Our lunch was delicious. We had crisp shrimp semolina fritters that we dipped into a hot vinegared chili oil, and steamed dumplings that came with a tomato vinaigrette. From there, we moved on to tender slabs of marinated, char-grilled chicken seasoned with Thai spices and served with a black sesame chili sauce. Pad thai-noodles with chicken, shrimp, peanut and egg-was excellent, but there was so much of it that we took half of it home to eat later. And the price was indeed $8 per person.

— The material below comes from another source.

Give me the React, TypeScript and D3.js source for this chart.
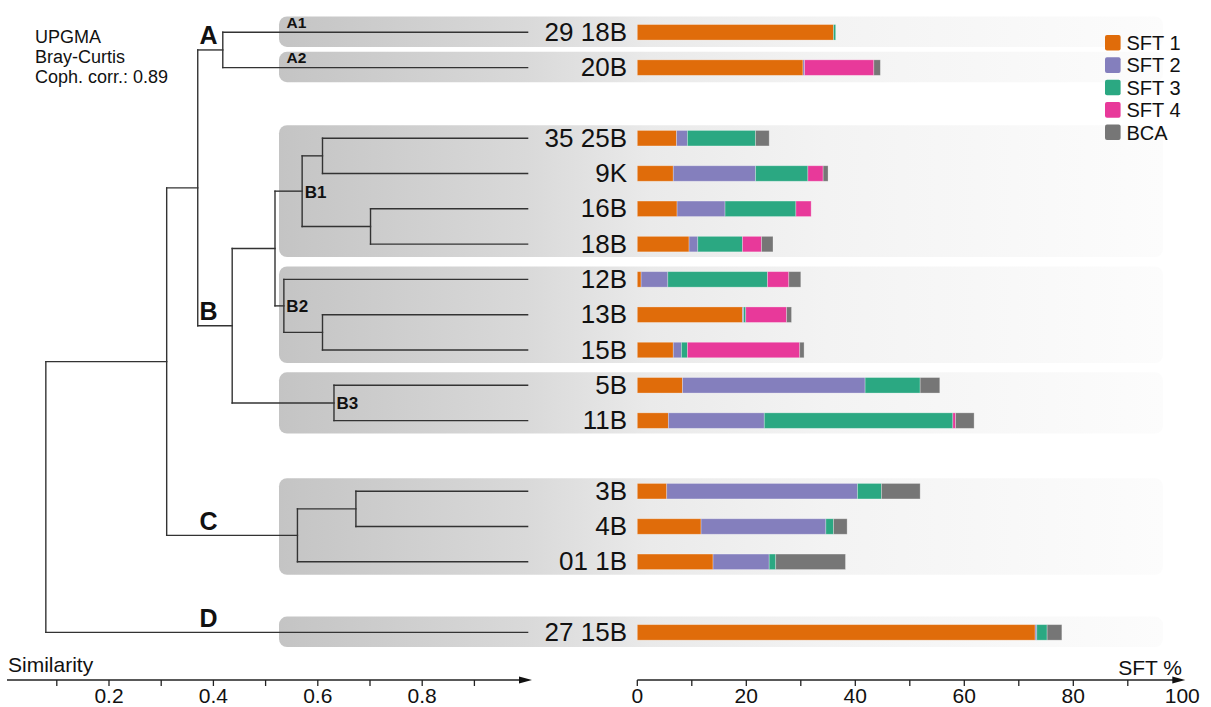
import React from "react";
import * as d3 from "d3";

const W = 1211;
const H = 707;
const FONT = "'Liberation Sans', Arial, Helvetica, sans-serif";

// clusters as drawn, top to bottom
const subgroups = [
  { name: "A1", top: "A", leaves: ["29 18B"] },
  { name: "A2", top: "A", leaves: ["20B"] },
  { name: "B1", top: "B", leaves: ["35 25B", "9K", "16B", "18B"] },
  { name: "B2", top: "B", leaves: ["12B", "13B", "15B"] },
  { name: "B3", top: "B", leaves: ["5B", "11B"] },
  { name: "C", top: "C", leaves: ["3B", "4B", "01 1B"] },
  { name: "D", top: "D", leaves: ["27 15B"] },
];

const series = ["SFT 1", "SFT 2", "SFT 3", "SFT 4", "BCA"];
const colors = ["#e06c0a", "#847fbd", "#2ba882", "#e8399a", "#767676"];

// % per leaf, same order as the leaves above
const sft1 = [36.0, 30.4, 7.2, 6.6, 7.3, 9.5, 0.7, 19.3, 6.6, 8.3, 5.7, 5.4, 11.7, 13.9, 73.0];
const sft2 = [0, 0.3, 2.0, 15.1, 8.8, 1.6, 4.9, 0.2, 1.5, 33.5, 17.6, 35.0, 22.9, 10.3, 0.3];
const sft3 = [0.4, 0, 12.5, 9.6, 13.0, 8.2, 18.3, 0.4, 1.1, 10.1, 34.6, 4.4, 1.4, 1.2, 1.9];
const sft4 = [0, 12.7, 0, 2.8, 2.8, 3.5, 3.9, 7.5, 20.6, 0, 0.5, 0, 0, 0, 0];
const bca = [0, 1.2, 2.5, 0.9, 0, 2.1, 2.2, 0.9, 0.8, 3.6, 3.4, 7.1, 2.5, 12.8, 2.7];

const simTicks = [0.1, 0.2, 0.3, 0.4, 0.5, 0.6, 0.7, 0.8, 0.9];
const simLabels = [0.2, 0.4, 0.6, 0.8];
const sftTicks = [0, 10, 20, 30, 40, 50, 60, 70, 80, 90];
const sftLabels = [0, 20, 40, 60, 80, 100];

const infoLines = ["UPGMA", "Bray-Curtis", "Coph. corr.: 0.89"];

type Node = { sim?: number; leaf?: string; top?: string; name?: string; children?: Node[] };

// UPGMA tree, node heights as similarity
const tree: Node = {
  sim: 0.079,
  children: [
    {
      sim: 0.3105,
      children: [
        {
          sim: 0.37,
          children: [
            { sim: 0.418, top: "A", children: [{ leaf: "29 18B" }, { leaf: "20B" }] },
            {
              sim: 0.436,
              top: "B",
              children: [
                {
                  sim: 0.518,
                  children: [
                    {
                      sim: 0.57,
                      name: "B1",
                      children: [
                        { sim: 0.609, children: [{ leaf: "35 25B" }, { leaf: "9K" }] },
                        { sim: 0.701, children: [{ leaf: "16B" }, { leaf: "18B" }] },
                      ],
                    },
                    {
                      sim: 0.535,
                      name: "B2",
                      children: [
                        { leaf: "12B" },
                        { sim: 0.609, children: [{ leaf: "13B" }, { leaf: "15B" }] },
                      ],
                    },
                  ],
                },
                { sim: 0.631, name: "B3", children: [{ leaf: "5B" }, { leaf: "11B" }] },
              ],
            },
          ],
        },
        {
          sim: 0.561,
          top: "C",
          children: [
            { sim: 0.673, children: [{ leaf: "3B" }, { leaf: "4B" }] },
            { leaf: "01 1B" },
          ],
        },
      ],
    },
    { leaf: "27 15B", top: "D" },
  ],
};

const leaves = subgroups.flatMap((g) => g.leaves);

// slot index per leaf, an empty slot between top level clusters
const slotOf: Record<string, number> = {};
{
  let s = 0;
  let prevTop = subgroups[0].top;
  subgroups.forEach((g) => {
    if (g.top !== prevTop) s += 1;
    prevTop = g.top;
    g.leaves.forEach((l) => {
      slotOf[l] = s;
      s += 1;
    });
  });
}
const nSlots = d3.max(Object.values(slotOf)) as number;

const simX = d3.scaleLinear().domain([0, 1]).range([4.6, 526.6]);
const sftX = d3.scaleLinear().domain([0, 100]).range([637.3, 1182.3]);
const rowY = d3.scaleLinear().domain([0, nSlots]).range([32.3, 632.4]);

const table = leaves.map((name, i) => ({
  name,
  "SFT 1": sft1[i],
  "SFT 2": sft2[i],
  "SFT 3": sft3[i],
  "SFT 4": sft4[i],
  BCA: bca[i],
}));
const stacked = d3.stack<any>().keys(series)(table);
const color = d3.scaleOrdinal<string, string>().domain(series).range(colors);

const App = () => {
  const root = d3.hierarchy<Node>(tree);
  const pos = new Map<any, { x: number; y: number }>();
  root.eachAfter((n) => {
    if (!n.children) {
      pos.set(n, { x: simX(1) + 1, y: rowY(slotOf[n.data.leaf as string]) });
    } else {
      const a = pos.get(n.children[0])!;
      const b = pos.get(n.children[n.children.length - 1])!;
      pos.set(n, { x: simX(n.data.sim as number), y: (a.y + b.y) / 2 });
    }
  });

  const segs: { x1: number; y1: number; x2: number; y2: number }[] = [];
  root.each((n) => {
    if (!n.children) return;
    const p = pos.get(n)!;
    const a = pos.get(n.children[0])!;
    const b = pos.get(n.children[n.children.length - 1])!;
    segs.push({ x1: p.x, y1: a.y, x2: p.x, y2: b.y });
    n.children.forEach((c) => {
      const q = pos.get(c)!;
      segs.push({ x1: p.x, y1: q.y, x2: q.x, y2: q.y });
    });
  });

  const topLabelX = 199.5;
  const topNodes = root.descendants().filter((n) => n.data.top);
  const namedNodes = root.descendants().filter((n) => n.data.name);

  const boxLeft = 279;
  const boxRight = 1163;
  const barH = 15.5;

  return (
    <svg
      width={W}
      height={H}
      style={{ position: "absolute", left: 0, top: 0, background: "#fff" }}
      fontFamily={FONT}
    >
      <defs>
        <linearGradient id="boxGrad" gradientUnits="userSpaceOnUse" x1={boxLeft} x2={boxRight} y1={0} y2={0}>
          <stop offset="0" stopColor="#c4c4c4" />
          <stop offset="0.28" stopColor="#d9d9d9" />
          <stop offset="0.42" stopColor="#eaeaea" />
          <stop offset="0.62" stopColor="#f3f3f3" />
          <stop offset="1" stopColor="#fcfcfc" />
        </linearGradient>
      </defs>

      {/* cluster boxes */}
      {subgroups.map((g) => {
        const y0 = rowY(slotOf[g.leaves[0]]);
        const y1 = rowY(slotOf[g.leaves[g.leaves.length - 1]]);
        const single = g.leaves.length === 1;
        const top = y0 - (single ? 15.8 : 13);
        const bot = y1 + (single ? 14.6 : 13);
        return (
          <rect
            key={g.name}
            x={boxLeft}
            y={top}
            width={boxRight - boxLeft}
            height={bot - top}
            rx={8}
            fill="url(#boxGrad)"
          />
        );
      })}

      {/* A1 / A2 labels */}
      {subgroups
        .filter((g) => g.leaves.length === 1 && g.name !== g.top)
        .map((g) => (
          <text
            key={g.name}
            x={boxLeft + 7.5}
            y={rowY(slotOf[g.leaves[0]]) - 4.4}
            fontSize={15.5}
            fontWeight="bold"
            fill="#111"
          >
            {g.name}
          </text>
        ))}

      {/* dendrogram */}
      <g stroke="#333" strokeWidth={1.4} strokeLinecap="square">
        {segs.map((s, i) => (
          <line key={i} x1={s.x1} y1={s.y1} x2={s.x2} y2={s.y2} />
        ))}
      </g>

      {topNodes.map((n) => (
        <text
          key={n.data.top}
          x={topLabelX}
          y={pos.get(n)!.y - 5.5}
          fontSize={25}
          fontWeight="bold"
          fill="#111"
        >
          {n.data.top}
        </text>
      ))}
      {namedNodes.map((n) => (
        <text
          key={n.data.name}
          x={pos.get(n)!.x + 2.5}
          y={pos.get(n)!.y + 6.5}
          fontSize={17}
          fontWeight="bold"
          fill="#111"
        >
          {n.data.name}
        </text>
      ))}

      {/* leaf labels */}
      {leaves.map((l) => (
        <text key={l} x={627} y={rowY(slotOf[l]) + 8.6} fontSize={26} textAnchor="end" fill="#111">
          {l}
        </text>
      ))}

      {/* stacked bars */}
      {stacked.map((layer) => (
        <g key={layer.key} fill={color(layer.key)}>
          {layer.map((d, i) =>
            d[1] - d[0] > 0 ? (
              <rect
                key={i}
                x={sftX(d[0])}
                y={rowY(slotOf[leaves[i]]) - barH / 2}
                width={sftX(d[1]) - sftX(d[0])}
                height={barH}
                stroke="rgba(255,255,255,0.35)"
                strokeWidth={0.8}
              />
            ) : null
          )}
        </g>
      ))}

      {/* info text */}
      {infoLines.map((t, i) => (
        <text key={t} x={35} y={43.3 + i * 19.7} fontSize={18} fill="#111">
          {t}
        </text>
      ))}

      {/* legend */}
      {series.map((s, i) => (
        <g key={s} transform={`translate(1105,${42.7 + i * 22.4})`}>
          <rect x={0} y={-7.8} width={15.6} height={15.6} rx={2} fill={color(s)} />
          <text x={21.5} y={0} dy="0.36em" fontSize={20} fill="#111">
            {s}
          </text>
        </g>
      ))}

      {/* similarity axis */}
      <g stroke="#222" strokeWidth={1.3}>
        <line x1={7} y1={680} x2={522} y2={680} />
        {simTicks.map((t) => (
          <line key={t} x1={simX(t)} y1={680} x2={simX(t)} y2={686} />
        ))}
      </g>
      <polygon points="519,676.5 532,680 519,683.5" fill="#111" />
      {simLabels.map((t) => (
        <text key={t} x={simX(t)} y={703} fontSize={21} textAnchor="middle" fill="#111">
          {d3.format(".1f")(t)}
        </text>
      ))}
      <text x={8} y={672} fontSize={21} fill="#111">
        Similarity
      </text>

      {/* SFT axis */}
      <g stroke="#222" strokeWidth={1.3}>
        <line x1={sftX(0)} y1={680} x2={sftX(100) - 6} y2={680} />
        {sftTicks.map((t) => (
          <line key={t} x1={sftX(t)} y1={680} x2={sftX(t)} y2={686} />
        ))}
      </g>
      <polygon
        points={`${sftX(100) - 10},676.5 ${sftX(100) + 3},680 ${sftX(100) - 10},683.5`}
        fill="#111"
      />
      {sftLabels.map((t) => (
        <text key={t} x={sftX(t)} y={703} fontSize={21} textAnchor="middle" fill="#111">
          {t}
        </text>
      ))}
      <text x={1182} y={675} fontSize={21} textAnchor="end" fill="#111">
        SFT %
      </text>
    </svg>
  );
};

export default App;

Also among the small plates are sate skewers made with chicken or beef with the traditional peanut dip and cucumber relish. Calamari arrives in a cocktail glass, spilling generously over onto the plate, and is served with an avocado and green onion emulsion and tomato chutney; it’s perfect bar food-just the dish for that second kiwi margarita. An elegant, broad-rimmed white bowl arrives filled with juicy shrimp dumplings. Tamarind-glazed shrimp are large and juicy, with taro chips and a hot chili-tamarind vinaigrette. The duck and sautéed eggplant is one of my favorites, with a tomato and purple onion salad, and a vigorous chili paste and lemon oil vinaigrette.

Face-towel noodles, so called because they are wide, flat and spongy, are superb, tossed in a spicy mix of shrimp, squid and chicken with egg, tomato paste, chili and basil. Peanut-crusted salmon sits on a bed of vegetables under a creamy curried coconut-basil sauce and comes with two large wedges of sesame-sprinkled rice. The rice is perfectly cooked, as is the salmon, which is nicely rare in the middle. Our waiter’s favorite, “Deconstructed” Hung Lea Blackened strip loin with braised sweet peas, is a bargain at $12. The meat is cut in thick, beefy slices, with braised sweet peas and a tamarind, ginger and horseradish sauce.

Desserts are over the top. They include a strawberry shortcake tower with strawberry chardonnay sorbet that tastes as though it’s made from pure berries. Strudels of banana and candied carrots come with a rich chocolate ice cream “terrine,” and crispy apple fritters are served with apple cider soup, vanilla ice cream and apple chips.

During our lunch, my son and I had been seated near the front of the restaurant, which was open to the street, and we had yet to find out about the bathrooms. As we were paying the bill and collecting our doggy bag, a woman who had been to the restroom returned to her seat at the adjacent table. “I can’t do it,” she said to her friend. “I just can’t pee in that bathroom!”

We left the restaurant somewhat bemused.